■ **GIVEN MATERIAL**:
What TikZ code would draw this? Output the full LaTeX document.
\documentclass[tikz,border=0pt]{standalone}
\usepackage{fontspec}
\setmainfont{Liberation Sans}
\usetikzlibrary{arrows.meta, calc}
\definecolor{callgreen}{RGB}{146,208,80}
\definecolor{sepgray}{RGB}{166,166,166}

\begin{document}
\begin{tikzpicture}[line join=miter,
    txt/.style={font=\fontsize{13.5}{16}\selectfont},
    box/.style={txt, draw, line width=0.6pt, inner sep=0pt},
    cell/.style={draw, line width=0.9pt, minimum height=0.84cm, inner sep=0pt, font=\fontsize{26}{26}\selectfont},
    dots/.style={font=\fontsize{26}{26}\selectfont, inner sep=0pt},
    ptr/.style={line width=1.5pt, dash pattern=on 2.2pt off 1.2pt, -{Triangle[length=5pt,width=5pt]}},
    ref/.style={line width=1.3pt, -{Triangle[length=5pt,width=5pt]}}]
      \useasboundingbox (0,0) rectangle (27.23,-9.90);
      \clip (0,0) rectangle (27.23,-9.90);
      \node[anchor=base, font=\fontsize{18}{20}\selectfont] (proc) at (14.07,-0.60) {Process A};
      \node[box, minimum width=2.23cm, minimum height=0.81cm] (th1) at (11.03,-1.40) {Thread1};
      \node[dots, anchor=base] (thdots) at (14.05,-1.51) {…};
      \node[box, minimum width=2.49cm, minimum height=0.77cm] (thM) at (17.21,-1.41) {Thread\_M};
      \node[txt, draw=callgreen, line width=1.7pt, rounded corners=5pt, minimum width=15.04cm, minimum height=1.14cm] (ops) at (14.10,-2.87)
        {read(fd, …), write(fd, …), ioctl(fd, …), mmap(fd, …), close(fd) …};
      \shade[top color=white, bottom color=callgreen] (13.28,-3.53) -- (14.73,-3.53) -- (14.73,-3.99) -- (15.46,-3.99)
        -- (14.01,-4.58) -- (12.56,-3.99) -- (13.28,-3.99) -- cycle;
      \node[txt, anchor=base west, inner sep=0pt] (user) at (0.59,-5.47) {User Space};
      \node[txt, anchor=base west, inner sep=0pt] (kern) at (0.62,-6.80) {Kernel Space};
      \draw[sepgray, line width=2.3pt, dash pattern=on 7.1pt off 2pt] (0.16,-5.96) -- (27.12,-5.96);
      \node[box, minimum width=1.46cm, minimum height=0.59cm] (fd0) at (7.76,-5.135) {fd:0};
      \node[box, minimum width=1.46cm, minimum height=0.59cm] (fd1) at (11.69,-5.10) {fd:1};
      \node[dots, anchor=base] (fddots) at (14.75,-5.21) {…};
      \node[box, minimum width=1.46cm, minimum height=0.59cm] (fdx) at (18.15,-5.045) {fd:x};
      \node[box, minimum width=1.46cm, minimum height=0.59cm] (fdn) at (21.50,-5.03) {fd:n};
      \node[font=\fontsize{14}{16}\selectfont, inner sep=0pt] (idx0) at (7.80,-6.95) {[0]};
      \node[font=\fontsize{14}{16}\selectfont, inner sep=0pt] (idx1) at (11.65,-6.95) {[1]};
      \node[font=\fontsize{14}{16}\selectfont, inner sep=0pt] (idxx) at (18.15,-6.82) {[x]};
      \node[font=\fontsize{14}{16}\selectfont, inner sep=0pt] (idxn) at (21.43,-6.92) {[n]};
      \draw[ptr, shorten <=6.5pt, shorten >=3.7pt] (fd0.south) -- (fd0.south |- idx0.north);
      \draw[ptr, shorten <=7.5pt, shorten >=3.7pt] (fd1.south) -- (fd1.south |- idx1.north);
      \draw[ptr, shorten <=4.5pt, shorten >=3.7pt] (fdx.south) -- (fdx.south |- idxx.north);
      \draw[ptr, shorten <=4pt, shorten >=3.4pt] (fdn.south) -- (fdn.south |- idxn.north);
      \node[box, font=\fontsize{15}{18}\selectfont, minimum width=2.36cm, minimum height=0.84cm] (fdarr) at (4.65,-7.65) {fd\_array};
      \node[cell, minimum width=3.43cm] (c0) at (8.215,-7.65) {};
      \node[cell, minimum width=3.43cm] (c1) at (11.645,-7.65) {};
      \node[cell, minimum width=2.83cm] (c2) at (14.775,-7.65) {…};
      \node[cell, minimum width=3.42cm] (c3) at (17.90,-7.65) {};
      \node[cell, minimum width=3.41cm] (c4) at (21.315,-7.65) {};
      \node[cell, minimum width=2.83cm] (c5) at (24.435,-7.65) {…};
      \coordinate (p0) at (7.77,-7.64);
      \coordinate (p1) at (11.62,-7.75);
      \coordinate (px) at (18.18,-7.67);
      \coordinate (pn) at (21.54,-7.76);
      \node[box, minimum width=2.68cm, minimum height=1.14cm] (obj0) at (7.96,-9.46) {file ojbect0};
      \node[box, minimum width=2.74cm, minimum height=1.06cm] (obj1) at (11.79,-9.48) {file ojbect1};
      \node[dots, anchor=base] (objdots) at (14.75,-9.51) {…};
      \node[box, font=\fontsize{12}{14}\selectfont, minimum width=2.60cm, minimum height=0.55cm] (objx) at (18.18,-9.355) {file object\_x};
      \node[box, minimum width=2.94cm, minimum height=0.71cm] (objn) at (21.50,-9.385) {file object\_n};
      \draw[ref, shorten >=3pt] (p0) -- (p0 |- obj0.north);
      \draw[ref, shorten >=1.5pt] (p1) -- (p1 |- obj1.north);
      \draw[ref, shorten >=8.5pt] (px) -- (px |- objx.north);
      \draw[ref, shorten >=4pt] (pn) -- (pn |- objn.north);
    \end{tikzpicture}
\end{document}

■ **GIVEN REQUEST**: Return all of the data word for word.

■ **ANSWER FOR THE TASK**:
What TikZ code would draw this? Output the full LaTeX document.
\documentclass[tikz,border=0pt]{standalone}
\usepackage{fontspec}
\setmainfont{Liberation Sans}
\usetikzlibrary{arrows.meta, calc}
\definecolor{callgreen}{RGB}{146,208,80}
\definecolor{sepgray}{RGB}{166,166,166}

\begin{document}
\begin{tikzpicture}[line join=miter,
    txt/.style={font=\fontsize{13.5}{16}\selectfont},
    box/.style={txt, draw, line width=0.6pt, inner sep=0pt},
    cell/.style={draw, line width=0.9pt, minimum height=0.84cm, inner sep=0pt, font=\fontsize{26}{26}\selectfont},
    dots/.style={font=\fontsize{26}{26}\selectfont, inner sep=0pt},
    ptr/.style={line width=1.5pt, dash pattern=on 2.2pt off 1.2pt, -{Triangle[length=5pt,width=5pt]}},
    ref/.style={line width=1.3pt, -{Triangle[length=5pt,width=5pt]}}]
      \useasboundingbox (0,0) rectangle (27.23,-9.90);
      \clip (0,0) rectangle (27.23,-9.90);
      \node[anchor=base, font=\fontsize{18}{20}\selectfont] (proc) at (14.07,-0.60) {Process A};
      \node[box, minimum width=2.23cm, minimum height=0.81cm] (th1) at (11.03,-1.40) {Thread1};
      \node[dots, anchor=base] (thdots) at (14.05,-1.51) {…};
      \node[box, minimum width=2.49cm, minimum height=0.77cm] (thM) at (17.21,-1.41) {Thread\_M};
      \node[txt, draw=callgreen, line width=1.7pt, rounded corners=5pt, minimum width=15.04cm, minimum height=1.14cm] (ops) at (14.10,-2.87)
        {read(fd, …), write(fd, …), ioctl(fd, …), mmap(fd, …), close(fd) …};
      \shade[top color=white, bottom color=callgreen] (13.28,-3.53) -- (14.73,-3.53) -- (14.73,-3.99) -- (15.46,-3.99)
        -- (14.01,-4.58) -- (12.56,-3.99) -- (13.28,-3.99) -- cycle;
      \node[txt, anchor=base west, inner sep=0pt] (user) at (0.59,-5.47) {User Space};
      \node[txt, anchor=base west, inner sep=0pt] (kern) at (0.62,-6.80) {Kernel Space};
      \draw[sepgray, line width=2.3pt, dash pattern=on 7.1pt off 2pt] (0.16,-5.96) -- (27.12,-5.96);
      \node[box, minimum width=1.46cm, minimum height=0.59cm] (fd0) at (7.76,-5.135) {fd:0};
      \node[box, minimum width=1.46cm, minimum height=0.59cm] (fd1) at (11.69,-5.10) {fd:1};
      \node[dots, anchor=base] (fddots) at (14.75,-5.21) {…};
      \node[box, minimum width=1.46cm, minimum height=0.59cm] (fdx) at (18.15,-5.045) {fd:x};
      \node[box, minimum width=1.46cm, minimum height=0.59cm] (fdn) at (21.50,-5.03) {fd:n};
      \node[font=\fontsize{14}{16}\selectfont, inner sep=0pt] (idx0) at (7.80,-6.95) {[0]};
      \node[font=\fontsize{14}{16}\selectfont, inner sep=0pt] (idx1) at (11.65,-6.95) {[1]};
      \node[font=\fontsize{14}{16}\selectfont, inner sep=0pt] (idxx) at (18.15,-6.82) {[x]};
      \node[font=\fontsize{14}{16}\selectfont, inner sep=0pt] (idxn) at (21.43,-6.92) {[n]};
      \draw[ptr, shorten <=6.5pt, shorten >=3.7pt] (fd0.south) -- (fd0.south |- idx0.north);
      \draw[ptr, shorten <=7.5pt, shorten >=3.7pt] (fd1.south) -- (fd1.south |- idx1.north);
      \draw[ptr, shorten <=4.5pt, shorten >=3.7pt] (fdx.south) -- (fdx.south |- idxx.north);
      \draw[ptr, shorten <=4pt, shorten >=3.4pt] (fdn.south) -- (fdn.south |- idxn.north);
      \node[box, font=\fontsize{15}{18}\selectfont, minimum width=2.36cm, minimum height=0.84cm] (fdarr) at (4.65,-7.65) {fd\_array};
      \node[cell, minimum width=3.43cm] (c0) at (8.215,-7.65) {};
      \node[cell, minimum width=3.43cm] (c1) at (11.645,-7.65) {};
      \node[cell, minimum width=2.83cm] (c2) at (14.775,-7.65) {…};
      \node[cell, minimum width=3.42cm] (c3) at (17.90,-7.65) {};
      \node[cell, minimum width=3.41cm] (c4) at (21.315,-7.65) {};
      \node[cell, minimum width=2.83cm] (c5) at (24.435,-7.65) {…};
      \coordinate (p0) at (7.77,-7.64);
      \coordinate (p1) at (11.62,-7.75);
      \coordinate (px) at (18.18,-7.67);
      \coordinate (pn) at (21.54,-7.76);
      \node[box, minimum width=2.68cm, minimum height=1.14cm] (obj0) at (7.96,-9.46) {file ojbect0};
      \node[box, minimum width=2.74cm, minimum height=1.06cm] (obj1) at (11.79,-9.48) {file ojbect1};
      \node[dots, anchor=base] (objdots) at (14.75,-9.51) {…};
      \node[box, font=\fontsize{12}{14}\selectfont, minimum width=2.60cm, minimum height=0.55cm] (objx) at (18.18,-9.355) {file object\_x};
      \node[box, minimum width=2.94cm, minimum height=0.71cm] (objn) at (21.50,-9.385) {file object\_n};
      \draw[ref, shorten >=3pt] (p0) -- (p0 |- obj0.north);
      \draw[ref, shorten >=1.5pt] (p1) -- (p1 |- obj1.north);
      \draw[ref, shorten >=8.5pt] (px) -- (px |- objx.north);
      \draw[ref, shorten >=4pt] (pn) -- (pn |- objn.north);
    \end{tikzpicture}
\end{document}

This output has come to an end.